Jump on health concerns - Baltimore Post-ExaminerBaltimore Post-Examiner

Jump on health concerns

We know those people who hate going to the doctor, and who refuse to get nagging pains and problems looked at. We’ve also seen how those pains and problems can suddenly explode into something major. Keeping a close eye on what your body is telling you isn’t hypochondria–it’s simply good sense!

Step 1: pay attention to the signs

Your body is designed to alert you to problems. Pay close attention, and if something feels off, monitor it for a while. For instance, stiff joints in the morning may be nothing unnatural, but if pain persists for a while, and painkillers aren’t helping, it’s time to get it checked out. If your eyes start to get a little fuzzy, pay attention to that as well–watch to see if they clear up, and if they don’t, take that as your hint.

Step 1a: what not to do

Don’t try to fix the problem yourself! Home remedies, homeopathic remedies, and over-the-counter meds are okay as a first line of defense, but be honest with yourself if the problem persists.

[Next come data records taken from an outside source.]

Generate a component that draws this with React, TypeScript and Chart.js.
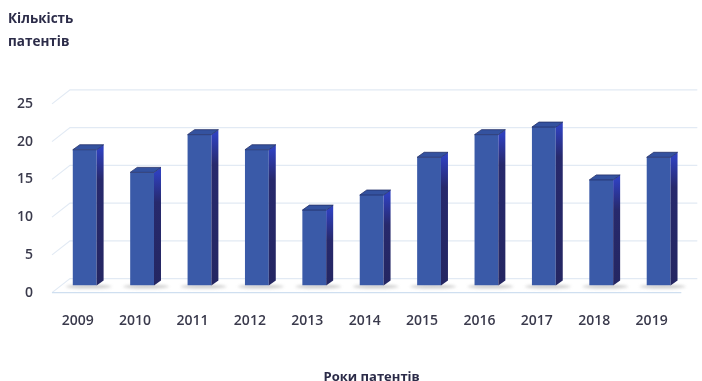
import React, { useEffect, useRef } from 'react';
import { Chart, registerables } from 'chart.js';

Chart.register(...registerables);

const years = ['2009', '2010', '2011', '2012', '2013', '2014', '2015', '2016', '2017', '2018', '2019'];
const patents = [18, 15, 20, 18, 10, 12, 17, 20, 21, 14, 17];
const yTickValues = [0, 5, 10, 15, 20, 25];
const titleLines = ['Кількість', 'патентів'];
const xTitle = 'Роки патентів';

const FONT = '"Open Sans", "Noto Sans", sans-serif';

const depthPlugin = {
  id: 'depth3d',
  beforeDatasetsDraw(chart: any) {
    const { ctx, chartArea: a, scales } = chart;
    const y = scales.y;
    ctx.save();
    ctx.lineWidth = 1.2;
    ctx.strokeStyle = '#e2eaf4';
    yTickValues.forEach((v) => {
      const py = y.getPixelForValue(v);
      ctx.beginPath();
      ctx.moveTo(a.left - 4, py + 7);
      ctx.lineTo(a.left + 14, py - 7);
      ctx.lineTo(a.right + 10, py - 7);
      ctx.stroke();
    });
    // floor front edge
    const p0 = y.getPixelForValue(0);
    ctx.strokeStyle = '#cfdff0';
    ctx.lineWidth = 1.4;
    ctx.beginPath();
    ctx.moveTo(a.left - 4, p0 + 7);
    ctx.lineTo(a.right - 6, p0 + 7);
    ctx.stroke();
    // shadows
    const meta = chart.getDatasetMeta(0);
    ctx.filter = 'blur(1.5px)';
    ctx.fillStyle = 'rgba(130,130,130,0.4)';
    meta.data.forEach((bar: any) => {
      const { x, base, width } = bar.getProps(['x', 'base', 'width'], true);
      ctx.beginPath();
      ctx.ellipse(x + 4, base + 1, width / 2 + 11, 2, 0, 0, Math.PI * 2);
      ctx.fill();
    });
    ctx.filter = 'none';
    ctx.restore();
  },
  afterDatasetsDraw(chart: any) {
    const { ctx } = chart;
    const meta = chart.getDatasetMeta(0);
    const dx = 7;
    const dy = -5;
    ctx.save();
    meta.data.forEach((bar: any) => {
      const { x, y, base, width } = bar.getProps(['x', 'y', 'base', 'width'], true);
      const l = x - width / 2;
      const r = x + width / 2;
      // side face
      const g = ctx.createLinearGradient(0, y, 0, base);
      g.addColorStop(0, '#2f40bd');
      g.addColorStop(Math.min(1, 30 / Math.max(1, base - y)), '#27296c');
      g.addColorStop(1, '#242662');
      ctx.fillStyle = g;
      ctx.beginPath();
      ctx.moveTo(r, y);
      ctx.lineTo(r + dx, y + dy);
      ctx.lineTo(r + dx, base + dy);
      ctx.lineTo(r, base);
      ctx.closePath();
      ctx.fill();
      // top face
      ctx.fillStyle = '#34529f';
      ctx.strokeStyle = '#23306a';
      ctx.lineWidth = 0.8;
      ctx.beginPath();
      ctx.moveTo(l, y);
      ctx.lineTo(r, y);
      ctx.lineTo(r + dx, y + dy);
      ctx.lineTo(l + dx, y + dy);
      ctx.closePath();
      ctx.fill();
      ctx.stroke();
    });
    ctx.restore();
  },
};

export default function App() {
  const ref = useRef<HTMLCanvasElement | null>(null);

  useEffect(() => {
    if (!ref.current) return;
    const chart = new Chart(ref.current, {
      type: 'bar',
      data: {
        labels: years,
        datasets: [
          {
            data: patents,
            backgroundColor: '#3a5aa8',
            borderWidth: 0,
            barPercentage: 0.83,
            categoryPercentage: 0.5,
          },
        ],
      },
      options: {
        responsive: false,
        animation: false,
        maintainAspectRatio: false,
        layout: { padding: { left: 8, right: 8, top: 0, bottom: -4 } },
        plugins: {
          legend: { display: false },
          tooltip: { enabled: false },
          title: {
            display: true,
            text: titleLines,
            align: 'start',
            color: '#2b2b48',
            font: { family: FONT, size: 13.5, weight: 'bold', lineHeight: 1.7 },
            padding: { top: 8, bottom: 43 },
          },
        },
        scales: {
          x: {
            grid: { display: false, drawTicks: false },
            border: { display: false },
            ticks: {
              color: '#3a3a4c',
              font: { family: FONT, size: 14, weight: 600 },
              padding: 27,
              labelOffset: -7,
              maxRotation: 0,
            },
            title: {
              display: true,
              text: xTitle,
              color: '#2b2b48',
              font: { family: FONT, size: 13, weight: 'bold' },
              padding: { top: 13, bottom: 0 },
            },
          },
          y: {
            min: 0,
            max: 25,
            grid: { display: false, drawTicks: false },
            border: { display: false },
            afterFit(scale: any) {
              scale.width = 48;
            },
            afterBuildTicks(scale: any) {
              scale.ticks = yTickValues.map((v) => ({ value: v }));
            },
            ticks: {
              color: '#3a3a4c',
              font: { family: FONT, size: 14, weight: 600 },
              padding: 23,
              labelOffset: 7,
            },
          },
        },
      },
      plugins: [depthPlugin],
    });
    return () => chart.destroy();
  }, []);

  return (
    <div style={{ position: 'fixed', left: 0, top: 0, width: 702, height: 381, background: '#fff' }}>
      <canvas ref={ref} width={702} height={381} style={{ display: 'block', width: 702, height: 381 }} />
    </div>
  );
}
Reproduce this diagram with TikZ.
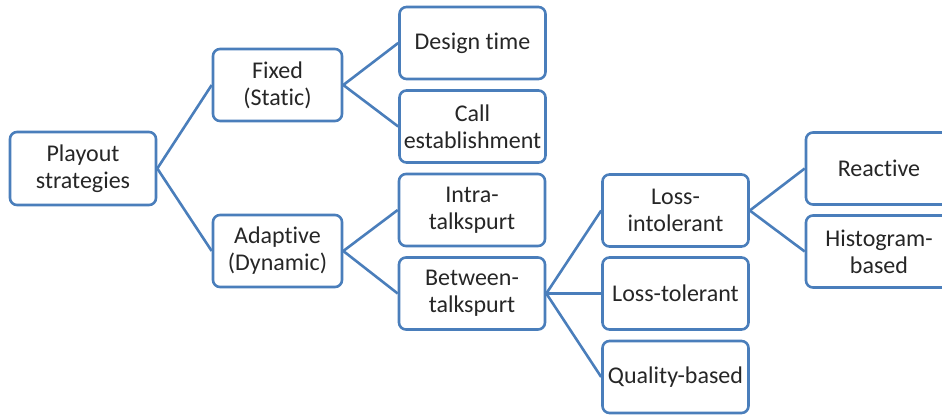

Avoid looking online to research your symptoms. This can only lead to panic, since symptoms of relatively minor illness can also be similar to major problems. You aren’t the doctor–you can’t diagnose yourself.

Step 2: see a doctor

For most problems, the best place to start is with your general practitioner (GP). He or she can usually diagnose most illnesses and help you get a better perspective on funky pains or other ailments. If you need to see a specialist, your GP will know how to direct you.

For some issues, you probably will know right off the bat that you need to see a particular kind of doctor. If you start noticing blurred vision or flashes of light, go straight to your eye doctor. If you’ve got bleeding gums, see the dentist.

Step 3: bump it up

Should you need to see a specialist, such as a rheumatologist or allergist, make your appointment immediately. These doctors are often booked up for as much as a month away. Ask your GP for a referral, which may help you be able to schedule a closer appointment. Unless you’re in an urban area, you may have to travel to the closest large town to see such a doctor. As frustrating as scheduling or traveling might be, it is essential to see these doctors. Only a rheumatologist will truly know what type of rheumatic disease that knee pain turns out to be and be able to prescribe appropriate beta-blockers and other medications. It may take an ear, nose, and throat doctor or a pulmonologist to think to spot sleep apnea, a condition which may require the help of a breathing device.

Step 4: follow up

Do what the doctor tells you. If you need to make lifestyle changes, make them. Attend your follow-up appointments. Maintain yourself and your treatment plan, and if your symptoms come back or get worse, jump on them all over again. Jumping on your symptoms, seeing the appropriate doctors, and doing what they tell you to do can keep potentially major illnesses at a level so manageable, you hardly notice them.